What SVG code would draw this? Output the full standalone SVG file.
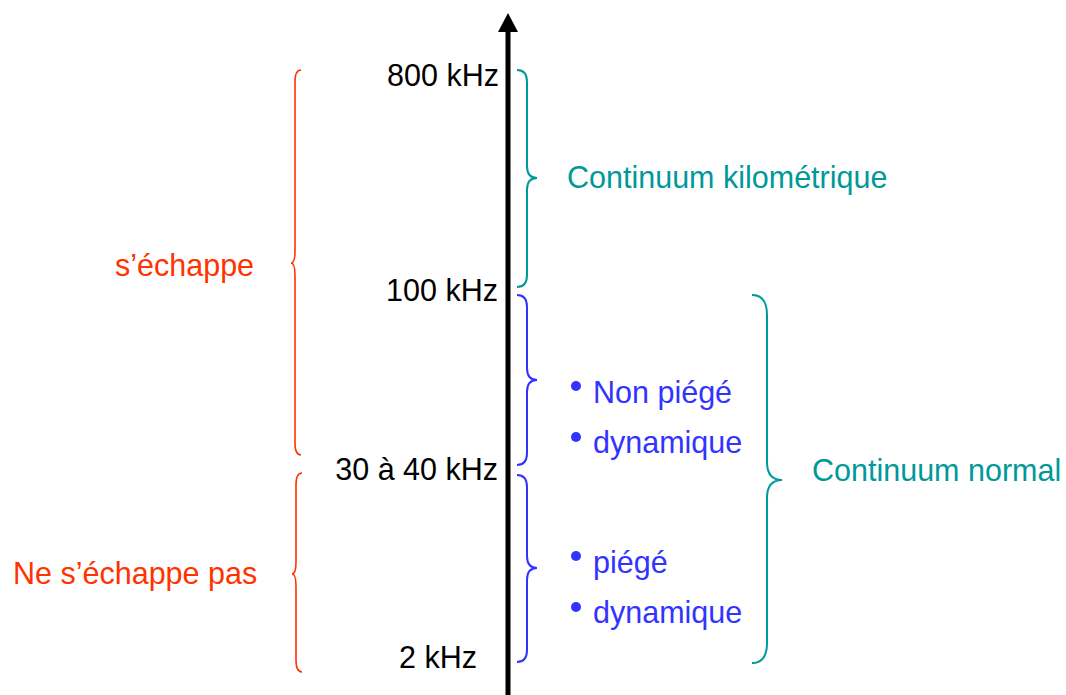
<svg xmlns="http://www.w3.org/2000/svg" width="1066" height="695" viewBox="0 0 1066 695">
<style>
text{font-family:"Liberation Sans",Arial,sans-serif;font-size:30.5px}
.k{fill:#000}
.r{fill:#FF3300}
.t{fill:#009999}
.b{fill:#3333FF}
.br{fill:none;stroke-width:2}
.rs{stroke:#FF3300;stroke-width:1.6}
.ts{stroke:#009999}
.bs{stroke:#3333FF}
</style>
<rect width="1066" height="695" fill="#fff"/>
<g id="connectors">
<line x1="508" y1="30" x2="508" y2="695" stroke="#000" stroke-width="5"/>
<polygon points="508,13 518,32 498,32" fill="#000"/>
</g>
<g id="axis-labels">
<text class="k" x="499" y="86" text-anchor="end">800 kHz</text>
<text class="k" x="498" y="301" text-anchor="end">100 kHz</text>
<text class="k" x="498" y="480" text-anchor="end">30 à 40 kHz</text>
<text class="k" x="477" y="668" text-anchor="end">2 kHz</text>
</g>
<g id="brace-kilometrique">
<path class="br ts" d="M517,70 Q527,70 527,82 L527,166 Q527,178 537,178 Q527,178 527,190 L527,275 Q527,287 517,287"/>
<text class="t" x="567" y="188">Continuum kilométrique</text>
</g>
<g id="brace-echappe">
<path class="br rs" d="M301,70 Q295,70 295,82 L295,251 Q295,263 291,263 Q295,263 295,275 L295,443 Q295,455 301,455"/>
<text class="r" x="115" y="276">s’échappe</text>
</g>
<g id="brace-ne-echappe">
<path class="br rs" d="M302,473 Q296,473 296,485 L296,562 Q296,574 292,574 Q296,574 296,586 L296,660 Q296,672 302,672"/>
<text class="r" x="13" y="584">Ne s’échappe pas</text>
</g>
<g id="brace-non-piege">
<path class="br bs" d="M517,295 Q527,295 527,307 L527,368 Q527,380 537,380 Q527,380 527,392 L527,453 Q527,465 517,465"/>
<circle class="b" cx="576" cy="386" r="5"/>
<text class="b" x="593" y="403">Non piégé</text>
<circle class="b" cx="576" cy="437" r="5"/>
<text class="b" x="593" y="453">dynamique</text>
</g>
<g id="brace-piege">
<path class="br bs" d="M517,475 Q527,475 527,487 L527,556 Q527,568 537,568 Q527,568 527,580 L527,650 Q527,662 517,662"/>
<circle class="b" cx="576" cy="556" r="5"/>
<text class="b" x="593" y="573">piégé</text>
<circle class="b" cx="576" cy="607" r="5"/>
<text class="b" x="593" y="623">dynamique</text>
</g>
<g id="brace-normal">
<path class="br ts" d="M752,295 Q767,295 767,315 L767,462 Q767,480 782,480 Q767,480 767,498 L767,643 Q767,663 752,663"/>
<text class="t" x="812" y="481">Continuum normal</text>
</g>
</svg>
###
### Challenge
Write out the whole listing again, exactly, with no pictures.

### Task output
What SVG code would draw this? Output the full standalone SVG file.
<svg xmlns="http://www.w3.org/2000/svg" width="1066" height="695" viewBox="0 0 1066 695">
<style>
text{font-family:"Liberation Sans",Arial,sans-serif;font-size:30.5px}
.k{fill:#000}
.r{fill:#FF3300}
.t{fill:#009999}
.b{fill:#3333FF}
.br{fill:none;stroke-width:2}
.rs{stroke:#FF3300;stroke-width:1.6}
.ts{stroke:#009999}
.bs{stroke:#3333FF}
</style>
<rect width="1066" height="695" fill="#fff"/>
<g id="connectors">
<line x1="508" y1="30" x2="508" y2="695" stroke="#000" stroke-width="5"/>
<polygon points="508,13 518,32 498,32" fill="#000"/>
</g>
<g id="axis-labels">
<text class="k" x="499" y="86" text-anchor="end">800 kHz</text>
<text class="k" x="498" y="301" text-anchor="end">100 kHz</text>
<text class="k" x="498" y="480" text-anchor="end">30 à 40 kHz</text>
<text class="k" x="477" y="668" text-anchor="end">2 kHz</text>
</g>
<g id="brace-kilometrique">
<path class="br ts" d="M517,70 Q527,70 527,82 L527,166 Q527,178 537,178 Q527,178 527,190 L527,275 Q527,287 517,287"/>
<text class="t" x="567" y="188">Continuum kilométrique</text>
</g>
<g id="brace-echappe">
<path class="br rs" d="M301,70 Q295,70 295,82 L295,251 Q295,263 291,263 Q295,263 295,275 L295,443 Q295,455 301,455"/>
<text class="r" x="115" y="276">s’échappe</text>
</g>
<g id="brace-ne-echappe">
<path class="br rs" d="M302,473 Q296,473 296,485 L296,562 Q296,574 292,574 Q296,574 296,586 L296,660 Q296,672 302,672"/>
<text class="r" x="13" y="584">Ne s’échappe pas</text>
</g>
<g id="brace-non-piege">
<path class="br bs" d="M517,295 Q527,295 527,307 L527,368 Q527,380 537,380 Q527,380 527,392 L527,453 Q527,465 517,465"/>
<circle class="b" cx="576" cy="386" r="5"/>
<text class="b" x="593" y="403">Non piégé</text>
<circle class="b" cx="576" cy="437" r="5"/>
<text class="b" x="593" y="453">dynamique</text>
</g>
<g id="brace-piege">
<path class="br bs" d="M517,475 Q527,475 527,487 L527,556 Q527,568 537,568 Q527,568 527,580 L527,650 Q527,662 517,662"/>
<circle class="b" cx="576" cy="556" r="5"/>
<text class="b" x="593" y="573">piégé</text>
<circle class="b" cx="576" cy="607" r="5"/>
<text class="b" x="593" y="623">dynamique</text>
</g>
<g id="brace-normal">
<path class="br ts" d="M752,295 Q767,295 767,315 L767,462 Q767,480 782,480 Q767,480 767,498 L767,643 Q767,663 752,663"/>
<text class="t" x="812" y="481">Continuum normal</text>
</g>
</svg>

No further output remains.